Vaughan Bell is a British clinical psychologist, currently at the South London and Maudsley NHS Foundation Trust specialising in psychological interventions for psychotic outpatients and in training other professionals to deal with such patients. He is a clinical senior lecturer in the Division of Psychiatry at the Faculty of Brain Sciences at University College London and a visiting researcher at the Institute of Psychiatry, Psychology and Neuroscience, King's College London. His research focus includes neuropsychology, social cognition, psychosis and brain damage.

==Education==
Bell did his PhD at Cardiff University, he chose the cognitive neuropsychiatry of psychosis as his research topic. He completed his clinical training at the Institute of psychiatry at King's College London. He specialised in psychosis and neuropsychology and graduated with a Doctorate in Clinical Psychology.

==Career==
Bell has been the most regular contributor to the Mind Hacks science blog, starting in 2002. In 2012 he won the Erikson Institute Prize for Excellence in Mental Health Media. In 2014 he and academic Tom Stafford received the British Psychological Society’s Public Engagement and Media Award.

Bell has written articles on psychology and neuroscience for several newspapers and magazines, including The Guardian, Discover, Slate, Wired UK, The Independent and The Atlantic.

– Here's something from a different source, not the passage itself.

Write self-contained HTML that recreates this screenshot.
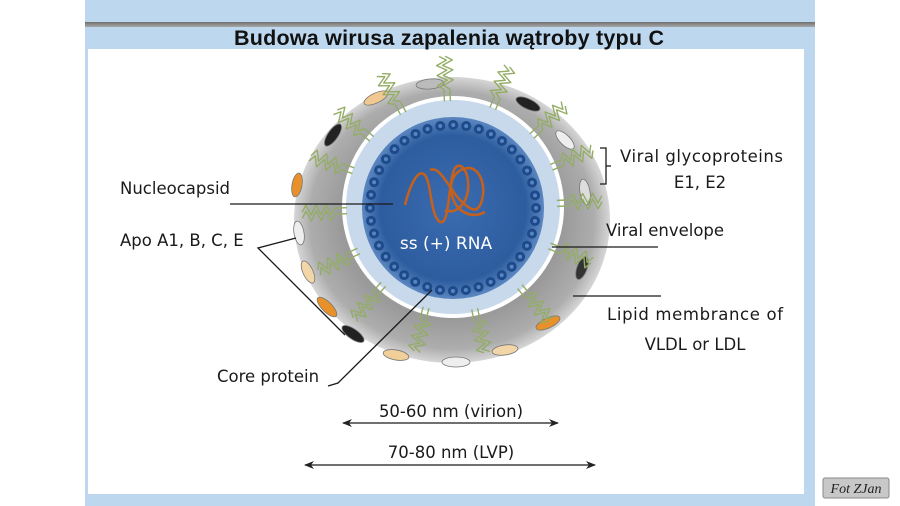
<!DOCTYPE html>
<html><head><meta charset="utf-8"><style>
html,body{margin:0;padding:0;width:900px;height:506px;overflow:hidden;background:#fff;}
</style></head><body>
<svg width="900" height="506" viewBox="0 0 900 506" xmlns="http://www.w3.org/2000/svg" font-family="'DejaVu Sans','Liberation Sans',sans-serif">
<defs>
<radialGradient id="gray" cx="50%" cy="50%" r="50%">
<stop offset="0.7" stop-color="#9a9a9a"/><stop offset="0.9" stop-color="#adadad"/><stop offset="1" stop-color="#d6d6d6"/>
</radialGradient>
<radialGradient id="core" cx="50%" cy="50%" r="50%">
<stop offset="0" stop-color="#3b6cb0"/><stop offset="0.8" stop-color="#2d5d9f"/><stop offset="1" stop-color="#5b86c0"/>
</radialGradient>
<linearGradient id="bar" x1="0" y1="0" x2="0" y2="1"><stop offset="0" stop-color="#6f6f6f"/><stop offset="1" stop-color="#a8a8a8"/></linearGradient>
<g id="gp" fill="none" stroke="#93ad66" stroke-width="1.4" stroke-linejoin="round">
<polyline points="-3,0 -3,-12 -9,-16 1,-21 -9,-26 1,-31 -9,-36 1,-41 -6,-45"/>
<polyline points="3,0 3,-12 -3,-16 7,-21 -3,-26 7,-31 -3,-36 7,-41 0,-45"/>
</g>
<marker id="ah" markerWidth="10" markerHeight="8" refX="9" refY="4" orient="auto-start-reverse" markerUnits="userSpaceOnUse"><path d="M0,0 L10,4 L0,8 L3,4Z" fill="#222"/></marker>
</defs>
<rect x="85" y="0" width="730" height="506" fill="#bdd7ee"/>
<rect x="85" y="22" width="730" height="5" fill="url(#bar)"/>
<rect x="88" y="49" width="716" height="445" fill="#fff"/>
<text x="449" y="45" text-anchor="middle" font-family="'Liberation Sans',sans-serif" font-weight="bold" font-size="21.5" fill="#111" textLength="430">Budowa wirusa zapalenia wątroby typu C</text>

<ellipse cx="452" cy="220" rx="158" ry="143" fill="url(#gray)"/>
<g stroke="#777" stroke-width="0.8">
<ellipse cx="430" cy="84" rx="14" ry="5" fill="#bbb" transform="rotate(-5 430 84)"/>
<ellipse cx="528" cy="104" rx="13" ry="5" fill="#222" transform="rotate(25 528 104)"/>
<ellipse cx="565" cy="140" rx="12" ry="5" fill="#eee" transform="rotate(45 565 140)"/>
<ellipse cx="585" cy="192" rx="13" ry="5" fill="#ddd" transform="rotate(80 585 192)"/>
<ellipse cx="582" cy="268" rx="12" ry="5" fill="#333" transform="rotate(110 582 268)"/>
<ellipse cx="548" cy="323" rx="13" ry="5" fill="#e8902a" transform="rotate(-25 548 323)"/>
<ellipse cx="505" cy="350" rx="13" ry="5" fill="#f2d6a8" transform="rotate(-8 505 350)"/>
<ellipse cx="456" cy="362" rx="14" ry="5" fill="#eee"/>
<ellipse cx="396" cy="355" rx="13" ry="5" fill="#f0cf98" transform="rotate(10 396 355)"/>
<ellipse cx="353" cy="334" rx="13" ry="5" fill="#222" transform="rotate(35 353 334)"/>
<ellipse cx="327" cy="307" rx="13" ry="5" fill="#e8902a" transform="rotate(45 327 307)"/>
<ellipse cx="308" cy="272" rx="12" ry="5" fill="#f2d6a8" transform="rotate(65 308 272)"/>
<ellipse cx="299" cy="233" rx="12" ry="5" fill="#eee" transform="rotate(80 299 233)"/>
<ellipse cx="297" cy="185" rx="12" ry="5" fill="#e8902a" transform="rotate(100 297 185)"/>
<ellipse cx="333" cy="135" rx="13" ry="5" fill="#222" transform="rotate(-55 333 135)"/>
<ellipse cx="376" cy="98" rx="13" ry="5" fill="#f0c890" transform="rotate(-25 376 98)"/>
</g>
<circle cx="453" cy="207" r="111" fill="#fff"/>
<circle cx="453" cy="207" r="107" fill="#c8d9ec"/>
<circle cx="453" cy="208" r="91" fill="url(#core)"/>
<circle cx="453" cy="208" r="83" fill="none" stroke="#1e4a8a" stroke-width="10" stroke-linecap="round" stroke-dasharray="0 13.04"/>
<circle cx="453" cy="208" r="83" fill="none" stroke="#5585c4" stroke-width="4" stroke-linecap="round" stroke-dasharray="0 13.04"/>
<g transform="translate(453,207)">
<use href="#gp" transform="rotate(-3) translate(0,-106)"/>
<use href="#gp" transform="rotate(22) translate(0,-106)"/>
<use href="#gp" transform="rotate(-28) translate(0,-106)"/>
<use href="#gp" transform="rotate(-50) translate(0,-106)"/>
<use href="#gp" transform="rotate(48) translate(0,-106)"/>
<use href="#gp" transform="rotate(68) translate(0,-106)"/>
<use href="#gp" transform="rotate(88) translate(0,-104)"/>
<use href="#gp" transform="rotate(112) translate(0,-104)"/>
<use href="#gp" transform="rotate(140) translate(0,-104)"/>
<use href="#gp" transform="rotate(168) translate(0,-104)"/>
<use href="#gp" transform="rotate(195) translate(0,-104)"/>
<use href="#gp" transform="rotate(222) translate(0,-104)"/>
<use href="#gp" transform="rotate(245) translate(0,-104)"/>
<use href="#gp" transform="rotate(-92) translate(0,-106)"/>
<use href="#gp" transform="rotate(-70) translate(0,-106)"/>
</g>
<g fill="none" stroke="#c8601a" stroke-width="2.5" stroke-linejoin="round">
<path d="M405,205 C410,185 418,168 425,175 C432,185 430,215 440,222 C450,226 448,180 455,168 C462,160 470,175 468,190 C466,205 455,215 445,210"/>
<path d="M430,170 C440,165 450,190 460,200 C470,210 478,215 482,200 C486,185 480,170 470,168 C458,168 448,178 452,195 C455,210 470,220 485,212"/>
</g>
<text x="446" y="249" text-anchor="middle" font-size="17" fill="#fff">ss (+) RNA</text>

<g font-size="16.5" fill="#1a1a1a">
<text x="120" y="194">Nucleocapsid</text>
<text x="120" y="246">Apo A1, B, C, E</text>
<text x="217" y="382">Core protein</text>
<text x="620" y="162" textLength="163">Viral glycoproteins</text>
<text x="700" y="188" text-anchor="middle">E1, E2</text>
<text x="606" y="236">Viral envelope</text>
<text x="607" y="320" textLength="176">Lipid membrance of</text>
<text x="695" y="350" text-anchor="middle">VLDL or LDL</text>
<text x="451" y="417" text-anchor="middle">50-60 nm (virion)</text>
<text x="451" y="458" text-anchor="middle">70-80 nm (LVP)</text>
</g>
<g stroke="#1a1a1a" stroke-width="1.3" fill="none">
<line x1="230" y1="204" x2="393" y2="204"/>
<polyline points="296,238 258,248 345,335"/>
<polyline points="328,386 338,383 432,290"/>
<polyline points="600,148 606,148 606,184 600,184"/>
<line x1="606" y1="166" x2="611" y2="166"/>
<line x1="552" y1="247" x2="658" y2="247"/>
<line x1="573" y1="296" x2="661" y2="296"/>
<line x1="343" y1="423" x2="558" y2="423" marker-start="url(#ah)" marker-end="url(#ah)"/>
<line x1="305" y1="465" x2="595" y2="465" marker-start="url(#ah)" marker-end="url(#ah)"/>
</g>

<rect x="823" y="478" width="66" height="20" fill="#c8c8c8" stroke="#888" rx="2"/>
<text x="856" y="493" text-anchor="middle" font-family="'Liberation Serif',serif" font-style="italic" font-size="14" fill="#222">Fot ZJan</text>
</svg>
</body></html>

He was interviewed in 2005 by the influential journal Nature about his experience as a scientist editing Wikipedia, specifically in challenging a section on violence in the schizophrenia article.

A fluent Spanish speaker, for several years he undertook teaching and clinical work at university facilities in Colombia and worked as a mental health coordinator for Médecins sans Frontières in difficult conditions.